As probably the largest textual dataset in the world, the Google corpus of digitised books is perhaps the most interesting for re-use in the digital humanities.

As a tool for simple discovery, allowing anyone to search through the OCRd text of over 30m books, even scholarship’s most profound opponent of technology cannot fail to make use of Google Book Search.

Building on this, the Google n-gram viewer allows users to see the frequency of words across some of it corpus (although not all languages are included). More recent versions of the n-gram viewer have improved the functionality, allowing for searches including distinction between upper and lower case, and using wildcards.

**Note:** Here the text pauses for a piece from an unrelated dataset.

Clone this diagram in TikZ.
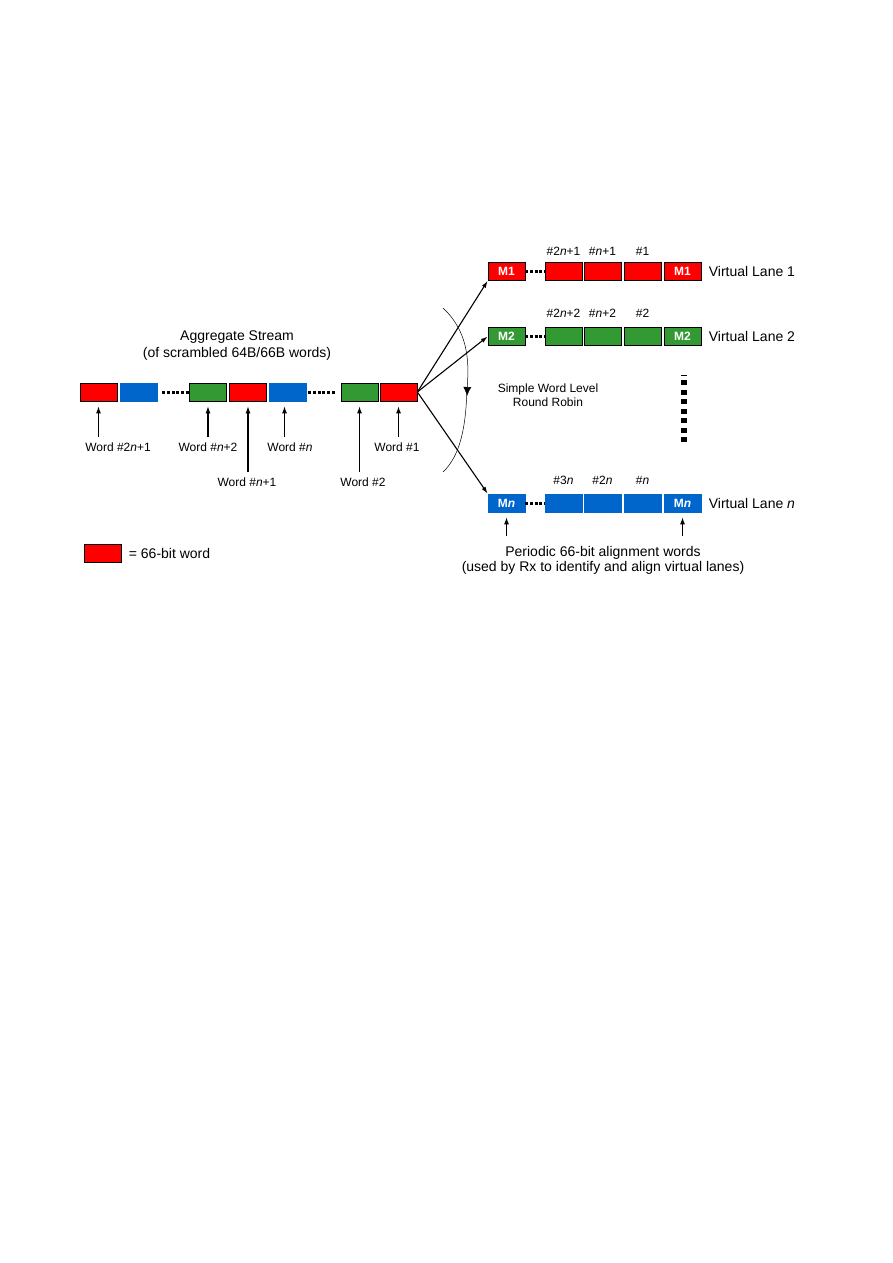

Google has also made the n-grams available from certain languages within the corpus so they can be downloaded for offline use (with a CC-BY licence). These aren't the indices of the books but extracted keywords from the corpus. So the 2 gram index features (and counts) all instance of phrases with two words, eg "slippery eel" or "magic mushroom".

The availability of both this viewer and the data has provoked some new strands of scholarship, most notably the Cultronomics movement instigated at Harvard and Princeton (See one of their early papers here) It should be noted that criticism of this approach has already begun. A 2015 paper pointed out some of the flaws with drawing too many conclusions from the Google corpus, particularly as there was no related metadata to know what was precisely in each n-gram index

But what Google doesn't do is allow bulk access to the original OCRd text. You can get the plain text OCR to a single page or group of pages, and a pdf or sometimes an ePub of the whole text. But if you want to get easy access to the all the text for multiple books, it can't be done. The complex jungle of licensing restrictions means this can't happen.

The two existing APIs for Google Books allow third parties to embed the search functionality and the image viewer on other websites. Indeed some of the libraries that contributed books to the digitisation project make use of the APIs to show their Google books on their library catalogues. But, again, these do not provide access to multiple full texts that are required for text mining.

Within the US, the Hathi Trust (the library consortium) and in particular the related Hathi Trust Research Center (HTRC) are addressing this issue. As cited on their home page, the HTRC are building capability for analysing the public domain and in-copyright books at scale.

Having aggregated many digitised books from US libraries - including the US libraries who were part of the Google books program - the Research Center is now in a position to allow authenticated access to the collected dataset, allowing researchers to run algorithms over it.

But there doesn't exist a similar organisation in Europe. Many libraries have digitised shelves and shelves of their collections, but there is currently no systematic way at a European level to release this data for research throughout the research community. There are numerous interested stakeholders - researchers, aggregators, the libraries, politicians and policy groups and Google itself of course.

So, here we have one of the first strategic issues that Europeana Research can help tackle. How do we liberate this data for research?